_STATED PROBLEM_: Transcribe the listing that follows in full, omitting pictures.

_DATASET EXCERPT_:
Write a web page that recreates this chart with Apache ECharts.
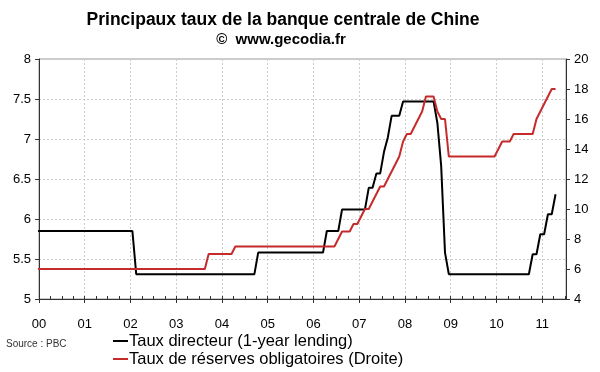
<!DOCTYPE html>
<html>
<head>
<meta charset="utf-8">
<script src="https://cdn.jsdelivr.net/npm/echarts@6/dist/echarts.min.js"></script>
<style>html,body{margin:0;padding:0;background:#fff}#c{width:600px;height:372px}</style>
</head>
<body>
<div id="c"></div>
<script>
// Year tick labels
var yearLabels = ['00','01','02','03','04','05','06','07','08','09','10','11'];

// Taux directeur (1-year lending), monthly change points
var lendingDates = ['1999-12','2002-01','2002-02','2004-09','2004-10','2006-03','2006-04','2006-07','2006-08',
  '2007-02','2007-03','2007-04','2007-05','2007-06','2007-07','2007-08','2007-09','2007-11','2007-12',
  '2008-08','2008-09','2008-10','2008-11','2008-12','2010-09','2010-10','2010-11','2010-12','2011-01',
  '2011-02','2011-03','2011-04'];
var lendingValues = [5.85,5.85,5.31,5.31,5.58,5.58,5.85,5.85,6.12,
  6.12,6.39,6.39,6.57,6.57,6.84,7.02,7.29,7.29,7.47,
  7.47,7.20,6.66,5.58,5.31,5.31,5.56,5.56,5.81,5.81,
  6.06,6.06,6.31];

// Taux de réserves obligatoires (Droite)
var rrrDates = ['1999-12','2003-08','2003-09','2004-03','2004-04','2006-06','2006-07','2006-08','2006-10',
  '2006-11','2006-12','2007-01','2007-02','2007-03','2007-04','2007-05','2007-06','2007-07','2007-08',
  '2007-09','2007-10','2007-11','2007-12','2008-01','2008-02','2008-03','2008-04','2008-05','2008-06',
  '2008-08','2008-09','2008-10','2008-11','2008-12','2009-12','2010-01','2010-02','2010-04','2010-05',
  '2010-10','2010-11','2010-12','2011-01','2011-02','2011-03','2011-04'];
var rrrValues = [6.0,6.0,7.0,7.0,7.5,7.5,8.0,8.5,8.5,
  9.0,9.0,9.5,10.0,10.0,10.5,11.0,11.5,11.5,12.0,
  12.5,13.0,13.5,14.5,15.0,15.0,15.5,16.0,16.5,17.5,
  17.5,16.5,16.0,16.0,13.5,13.5,14.0,14.5,14.5,15.0,
  15.0,16.0,16.5,17.0,17.5,18.0,18.0];

function toYear(d) { // month plotted at mid-month
  var p = d.split('-');
  return +p[0] + (+p[1] - 0.5) / 12;
}
function pairs(dates, vals) { return dates.map(function (d, i) { return [toYear(d), vals[i]]; }); }

var yearTicks = yearLabels.map(function (s) { return 2000 + (+s); });
var FONT = 'Liberation Sans, Arial, sans-serif';

var chart = echarts.init(document.getElementById('c'), null, {renderer: 'canvas'});
chart.setOption({
  animation: false,
  backgroundColor: '#fff',
  graphic: [
    {type: 'text', x: 283, y: 20, style: {text: 'Principaux taux de la banque centrale de Chine', font: 'bold 17.5px ' + FONT, fill: '#000', textAlign: 'center', textVerticalAlign: 'middle'}},
    {type: 'text', x: 281, y: 40, style: {text: '©  www.gecodia.fr', font: 'bold 15px ' + FONT, fill: '#000', textAlign: 'center', textVerticalAlign: 'middle'}},
    {type: 'text', x: 6, y: 344, style: {text: 'Source : PBC', font: '10px ' + FONT, fill: '#333', textVerticalAlign: 'middle'}}
  ],
  grid: {left: 39, right: 34, top: 59, bottom: 73, show: true, borderColor: '#999', borderWidth: 1},
  legend: {
    orient: 'vertical', left: 113, top: 332, bottom: 0, padding: 0, itemGap: 0, itemWidth: 15, itemHeight: 2, icon: 'rect',
    textStyle: {fontSize: 16.5, lineHeight: 18, fontFamily: FONT, color: '#000', padding: [0, 0, 0, -4]},
    data: ['Taux directeur (1-year lending)', 'Taux de réserves obligatoires (Droite)']
  },
  xAxis: [{
    type: 'value', min: 2000, max: 2011.52, interval: 1,
    axisLine: {lineStyle: {color: '#333', width: 1}},
    axisTick: {show: true, inside: false, length: 4, lineStyle: {color: '#333'}, customValues: yearTicks},
    axisLabel: {fontSize: 13, fontFamily: FONT, color: '#000', margin: 19, customValues: yearTicks,
      formatter: function (v) { var i = Math.round(v - 2000); return yearLabels[i] || ''; }},
    splitLine: {show: true, lineStyle: {color: '#cccccc', type: [2, 2], width: 1}}
  }, {
    type: 'value', min: 2000, max: 2011.52, interval: 0.25, position: 'bottom',
    axisLine: {show: false}, axisLabel: {show: false}, splitLine: {show: false},
    axisTick: {show: true, inside: true, length: 3, lineStyle: {color: '#333'}}
  }],
  yAxis: [{
    type: 'value', min: 5, max: 8, interval: 0.5, position: 'left',
    axisLine: {show: true, lineStyle: {color: '#333'}},
    axisTick: {show: true, inside: false, length: 4, lineStyle: {color: '#333'}},
    axisLabel: {fontSize: 13, fontFamily: FONT, color: '#000', margin: 8},
    splitLine: {show: true, lineStyle: {color: '#cccccc', type: [2, 2], width: 1}}
  }, {
    type: 'value', min: 4, max: 20, interval: 2, position: 'right',
    axisLine: {show: true, lineStyle: {color: '#333'}},
    axisTick: {show: true, inside: false, length: 4, lineStyle: {color: '#333'}},
    axisLabel: {fontSize: 13, fontFamily: FONT, color: '#000', margin: 8},
    splitLine: {show: false}
  }],
  series: [{
    name: 'Taux directeur (1-year lending)', type: 'line', xAxisIndex: 0, yAxisIndex: 0,
    data: pairs(lendingDates, lendingValues), showSymbol: false, symbol: 'none',
    lineStyle: {color: '#000', width: 2}, itemStyle: {color: '#000'}
  }, {
    name: 'Taux de réserves obligatoires (Droite)', type: 'line', xAxisIndex: 0, yAxisIndex: 1,
    data: pairs(rrrDates, rrrValues), showSymbol: false, symbol: 'none',
    lineStyle: {color: '#c62a2a', width: 2}, itemStyle: {color: '#c62a2a'}
  }]
});
</script>
</body>
</html>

_EXERCISE OUTPUT_:
Write a web page that recreates this chart with Apache ECharts.
<!DOCTYPE html>
<html>
<head>
<meta charset="utf-8">
<script src="https://cdn.jsdelivr.net/npm/echarts@6/dist/echarts.min.js"></script>
<style>html,body{margin:0;padding:0;background:#fff}#c{width:600px;height:372px}</style>
</head>
<body>
<div id="c"></div>
<script>
// Year tick labels
var yearLabels = ['00','01','02','03','04','05','06','07','08','09','10','11'];

// Taux directeur (1-year lending), monthly change points
var lendingDates = ['1999-12','2002-01','2002-02','2004-09','2004-10','2006-03','2006-04','2006-07','2006-08',
  '2007-02','2007-03','2007-04','2007-05','2007-06','2007-07','2007-08','2007-09','2007-11','2007-12',
  '2008-08','2008-09','2008-10','2008-11','2008-12','2010-09','2010-10','2010-11','2010-12','2011-01',
  '2011-02','2011-03','2011-04'];
var lendingValues = [5.85,5.85,5.31,5.31,5.58,5.58,5.85,5.85,6.12,
  6.12,6.39,6.39,6.57,6.57,6.84,7.02,7.29,7.29,7.47,
  7.47,7.20,6.66,5.58,5.31,5.31,5.56,5.56,5.81,5.81,
  6.06,6.06,6.31];

// Taux de réserves obligatoires (Droite)
var rrrDates = ['1999-12','2003-08','2003-09','2004-03','2004-04','2006-06','2006-07','2006-08','2006-10',
  '2006-11','2006-12','2007-01','2007-02','2007-03','2007-04','2007-05','2007-06','2007-07','2007-08',
  '2007-09','2007-10','2007-11','2007-12','2008-01','2008-02','2008-03','2008-04','2008-05','2008-06',
  '2008-08','2008-09','2008-10','2008-11','2008-12','2009-12','2010-01','2010-02','2010-04','2010-05',
  '2010-10','2010-11','2010-12','2011-01','2011-02','2011-03','2011-04'];
var rrrValues = [6.0,6.0,7.0,7.0,7.5,7.5,8.0,8.5,8.5,
  9.0,9.0,9.5,10.0,10.0,10.5,11.0,11.5,11.5,12.0,
  12.5,13.0,13.5,14.5,15.0,15.0,15.5,16.0,16.5,17.5,
  17.5,16.5,16.0,16.0,13.5,13.5,14.0,14.5,14.5,15.0,
  15.0,16.0,16.5,17.0,17.5,18.0,18.0];

function toYear(d) { // month plotted at mid-month
  var p = d.split('-');
  return +p[0] + (+p[1] - 0.5) / 12;
}
function pairs(dates, vals) { return dates.map(function (d, i) { return [toYear(d), vals[i]]; }); }

var yearTicks = yearLabels.map(function (s) { return 2000 + (+s); });
var FONT = 'Liberation Sans, Arial, sans-serif';

var chart = echarts.init(document.getElementById('c'), null, {renderer: 'canvas'});
chart.setOption({
  animation: false,
  backgroundColor: '#fff',
  graphic: [
    {type: 'text', x: 283, y: 20, style: {text: 'Principaux taux de la banque centrale de Chine', font: 'bold 17.5px ' + FONT, fill: '#000', textAlign: 'center', textVerticalAlign: 'middle'}},
    {type: 'text', x: 281, y: 40, style: {text: '©  www.gecodia.fr', font: 'bold 15px ' + FONT, fill: '#000', textAlign: 'center', textVerticalAlign: 'middle'}},
    {type: 'text', x: 6, y: 344, style: {text: 'Source : PBC', font: '10px ' + FONT, fill: '#333', textVerticalAlign: 'middle'}}
  ],
  grid: {left: 39, right: 34, top: 59, bottom: 73, show: true, borderColor: '#999', borderWidth: 1},
  legend: {
    orient: 'vertical', left: 113, top: 332, bottom: 0, padding: 0, itemGap: 0, itemWidth: 15, itemHeight: 2, icon: 'rect',
    textStyle: {fontSize: 16.5, lineHeight: 18, fontFamily: FONT, color: '#000', padding: [0, 0, 0, -4]},
    data: ['Taux directeur (1-year lending)', 'Taux de réserves obligatoires (Droite)']
  },
  xAxis: [{
    type: 'value', min: 2000, max: 2011.52, interval: 1,
    axisLine: {lineStyle: {color: '#333', width: 1}},
    axisTick: {show: true, inside: false, length: 4, lineStyle: {color: '#333'}, customValues: yearTicks},
    axisLabel: {fontSize: 13, fontFamily: FONT, color: '#000', margin: 19, customValues: yearTicks,
      formatter: function (v) { var i = Math.round(v - 2000); return yearLabels[i] || ''; }},
    splitLine: {show: true, lineStyle: {color: '#cccccc', type: [2, 2], width: 1}}
  }, {
    type: 'value', min: 2000, max: 2011.52, interval: 0.25, position: 'bottom',
    axisLine: {show: false}, axisLabel: {show: false}, splitLine: {show: false},
    axisTick: {show: true, inside: true, length: 3, lineStyle: {color: '#333'}}
  }],
  yAxis: [{
    type: 'value', min: 5, max: 8, interval: 0.5, position: 'left',
    axisLine: {show: true, lineStyle: {color: '#333'}},
    axisTick: {show: true, inside: false, length: 4, lineStyle: {color: '#333'}},
    axisLabel: {fontSize: 13, fontFamily: FONT, color: '#000', margin: 8},
    splitLine: {show: true, lineStyle: {color: '#cccccc', type: [2, 2], width: 1}}
  }, {
    type: 'value', min: 4, max: 20, interval: 2, position: 'right',
    axisLine: {show: true, lineStyle: {color: '#333'}},
    axisTick: {show: true, inside: false, length: 4, lineStyle: {color: '#333'}},
    axisLabel: {fontSize: 13, fontFamily: FONT, color: '#000', margin: 8},
    splitLine: {show: false}
  }],
  series: [{
    name: 'Taux directeur (1-year lending)', type: 'line', xAxisIndex: 0, yAxisIndex: 0,
    data: pairs(lendingDates, lendingValues), showSymbol: false, symbol: 'none',
    lineStyle: {color: '#000', width: 2}, itemStyle: {color: '#000'}
  }, {
    name: 'Taux de réserves obligatoires (Droite)', type: 'line', xAxisIndex: 0, yAxisIndex: 1,
    data: pairs(rrrDates, rrrValues), showSymbol: false, symbol: 'none',
    lineStyle: {color: '#c62a2a', width: 2}, itemStyle: {color: '#c62a2a'}
  }]
});
</script>
</body>
</html>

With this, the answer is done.